Comparing Implementation Methods and Tools

Using AI-Powered 3D Generation Platforms

For speed and accessibility, this has become my default starting point for new assets. I can generate a base model from text or images in under a minute on platforms like Tripo AI. The major advantage is the dramatic reduction in initial blocking time. The output is a solid starting mesh that I then optimize and texture. It's perfect for conceptual work, rapid iteration, and projects without a pre-existing 3D asset budget. The limitation is that it may not capture exact proprietary details, which requires manual refinement.

Traditional 3D Software vs. Modern AI Tools

My toolkit is now hybrid. I use traditional software like Blender or Maya for precise modeling, UV unwrapping, and final scene assembly—tasks requiring fine artistic control. However, I use AI tools for the heavy lifting of initial mesh creation and texture ideation. This combination is powerful: AI handles the tedious, time-consuming parts, freeing me to focus on the creative and technical polish that makes a viewer exceptional.

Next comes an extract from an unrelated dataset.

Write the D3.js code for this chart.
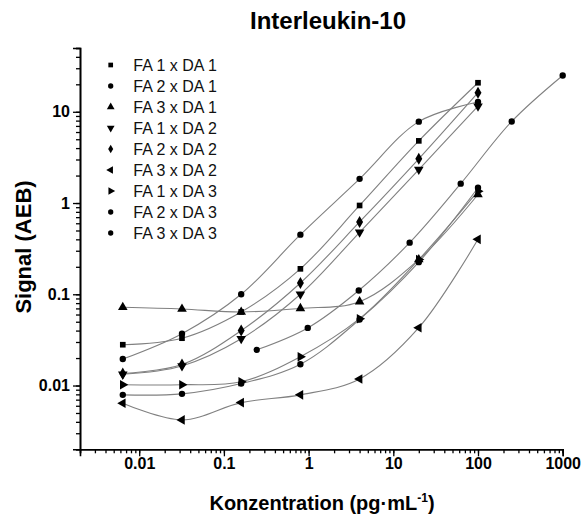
<!DOCTYPE html>
<html>
<head>
<meta charset="utf-8">
<script src="https://cdn.jsdelivr.net/npm/d3@7"></script>
<style>
  body { margin: 0; background: #fff; }
  text { font-family: Arial, "Liberation Sans", sans-serif; }
</style>
</head>
<body>
<script>
// dilution series (pg/mL)
const conc = [0.0064, 0.032, 0.16, 0.8, 4, 20, 100]
const concWide = [0.244, 0.977, 3.91, 15.6, 62.5, 250, 1000]

const seriesNames = [
  "FA 1 x DA 1", "FA 2 x DA 1", "FA 3 x DA 1",
  "FA 1 x DA 2", "FA 2 x DA 2", "FA 3 x DA 2",
  "FA 1 x DA 3", "FA 2 x DA 3", "FA 3 x DA 3",
]

// signal (AEB) per series
const fa1da1 = [0.028, 0.033, 0.064, 0.19, 0.94, 4.8, 20.8]
const fa2da1 = [0.0195, 0.037, 0.10, 0.45, 1.84, 7.8, 12.8]
const fa3da1 = [0.072, 0.069, 0.064, 0.070, 0.083, 0.24, 1.24]
const fa1da2 = [0.0133, 0.0164, 0.0325, 0.10, 0.478, 2.33, 11.5]
const fa2da2 = [0.0135, 0.017, 0.040, 0.133, 0.62, 3.05, 16.2]
const fa3da2 = [0.0064, 0.0042, 0.0065, 0.0079, 0.0118, 0.043, 0.40]
const fa1da3 = [0.0102, 0.0102, 0.0110, 0.0207, 0.054, 0.24, 1.35]
const fa2da3 = [0.0079, 0.0081, 0.0105, 0.0171, 0.053, 0.225, 1.47]
const fa3da3 = [0.0246, 0.0428, 0.110, 0.368, 1.63, 7.83, 25.0]

const xTickValues = [0.01, 0.1, 1, 10, 100, 1000]
const xTickLabels = ["0.01", "0.1", "1", "10", "100", "1000"]
const yTickValues = [0.01, 0.1, 1, 10]
const yTickLabels = ["0.01", "0.1", "1", "10"]

const seriesX = [conc, conc, conc, conc, conc, conc, conc, conc, concWide]
const seriesY = [fa1da1, fa2da1, fa3da1, fa1da2, fa2da2, fa3da2, fa1da3, fa2da3, fa3da3]

// marker shape + rotation per series
const shapes = [
  [d3.symbolSquare, 0], [d3.symbolCircle, 0], [d3.symbolTriangle, 0],
  [d3.symbolTriangle, 180], [d3.symbolDiamond, 0], [d3.symbolTriangle, -90],
  [d3.symbolTriangle, 90], [d3.symbolCircle, 0], [d3.symbolCircle, 0],
]

const width = 582
const height = 520
const margin = { top: 48, right: 19.3, bottom: 70.7, left: 80 }

const svg = d3.select("body")
  .append("svg")
  .attr("width", width)
  .attr("height", height)

svg.append("rect")
  .attr("width", width)
  .attr("height", height)
  .attr("fill", "#fff")

const x = d3.scaleLog()
  .domain([0.002, 1000])
  .range([margin.left, width - margin.right])

const y = d3.scaleLog()
  .domain([0.002, 50])
  .range([height - margin.bottom, margin.top])

// minor ticks
svg.append("g")
  .attr("transform", `translate(0,${height - margin.bottom})`)
  .call(d3.axisBottom(x).tickValues(x.ticks()).tickSize(4).tickFormat(""))
svg.append("g")
  .attr("transform", `translate(${margin.left},0)`)
  .call(d3.axisLeft(y).tickValues(y.ticks()).tickSize(4).tickFormat(""))

// major ticks + labels
svg.append("g")
  .attr("transform", `translate(0,${height - margin.bottom})`)
  .call(d3.axisBottom(x).tickValues(xTickValues).tickSize(7).tickPadding(1)
    .tickFormat((d, i) => xTickLabels[i]))
svg.append("g")
  .attr("transform", `translate(${margin.left},0)`)
  .call(d3.axisLeft(y).tickValues(yTickValues).tickSize(7).tickPadding(3)
    .tickFormat((d, i) => yTickLabels[i]))

svg.selectAll(".domain").attr("stroke", "#000").attr("stroke-width", 1.6)
svg.selectAll(".tick line").attr("stroke", "#000").attr("stroke-width", 1.3)
svg.selectAll(".tick text")
  .attr("fill", "#000")
  .style("font-family", "Arial, 'Liberation Sans', sans-serif")
  .style("font-size", "16px")
  .style("font-weight", "bold")

// curves
const line = d3.line()
  .x(d => x(d[0]))
  .y(d => y(d[1]))
  .curve(d3.curveCatmullRom.alpha(0.5))

seriesY.forEach((vals, s) => {
  const pts = vals.map((v, i) => [seriesX[s][i], v])
  svg.append("path")
    .datum(pts)
    .attr("d", line)
    .attr("fill", "none")
    .attr("stroke", "#808080")
    .attr("stroke-width", 1.1)
})

// markers
seriesY.forEach((vals, s) => {
  const [type, rot] = shapes[s]
  const size = type === d3.symbolTriangle ? 40 : type === d3.symbolDiamond ? 42 : 32
  svg.append("g")
    .selectAll("path")
    .data(vals.map((v, i) => [seriesX[s][i], v]))
    .enter()
    .append("path")
    .attr("d", d3.symbol().type(type).size(size))
    .attr("transform", d => `translate(${x(d[0])},${y(d[1])}) rotate(${rot})`)
    .attr("fill", "#000")
})

// legend
const legend = svg.append("g")
  .selectAll("g")
  .data(seriesNames)
  .enter()
  .append("g")
  .attr("transform", (d, i) => `translate(110.7,${65 + i * 21})`)

legend.append("path")
  .attr("d", (d, i) => d3.symbol().type(shapes[i][0]).size(shapes[i][0] === d3.symbolTriangle ? 26 : 22)())
  .attr("transform", (d, i) => `rotate(${shapes[i][1]})`)
  .attr("fill", "#000")

legend.append("text")
  .attr("x", 22.6)
  .attr("dy", "0.35em")
  .style("font-size", "16px")
  .attr("fill", "#111")
  .text(d => d)

// titles
svg.append("text")
  .attr("x", 328)
  .attr("y", 29)
  .attr("text-anchor", "middle")
  .style("font-size", "24px")
  .style("font-weight", "bold")
  .text("Interleukin-10")

const xt = svg.append("text")
  .attr("x", 322)
  .attr("y", 510)
  .attr("text-anchor", "middle")
  .style("font-size", "20px")
  .style("font-weight", "bold")
xt.append("tspan").text("Konzentration (pg·mL")
xt.append("tspan").attr("dy", -8).style("font-size", "12px").text("-1")
xt.append("tspan").attr("dy", 8).text(")")

svg.append("text")
  .attr("transform", "translate(31,247) rotate(-90)")
  .attr("text-anchor", "middle")
  .style("font-size", "22px")
  .style("font-weight", "bold")
  .text("Signal (AEB)")
</script>
</body>
</html>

It's about using the right tool for each job in the pipeline.

Evaluating WebGL Frameworks and Hosted Solutions

The implementation decision hinges on your resources.

  • Custom WebGL (Three.js, Babylon.js): Offers maximum control and customization. You own everything. This is my choice for bespoke projects with complex interactions (e.g., configurable products, animated assemblies). It requires strong in-house JavaScript/3D developer skills.
  • Hosted SaaS Platforms: These provide drag-and-drop builders and easy embed codes. They handle hosting, updates, and cross-browser compatibility. Use these when you need to deploy quickly, lack developer resources, or have a large catalog of products to manage. You trade some customization for speed and reliability. I recommend these for most e-commerce teams starting out.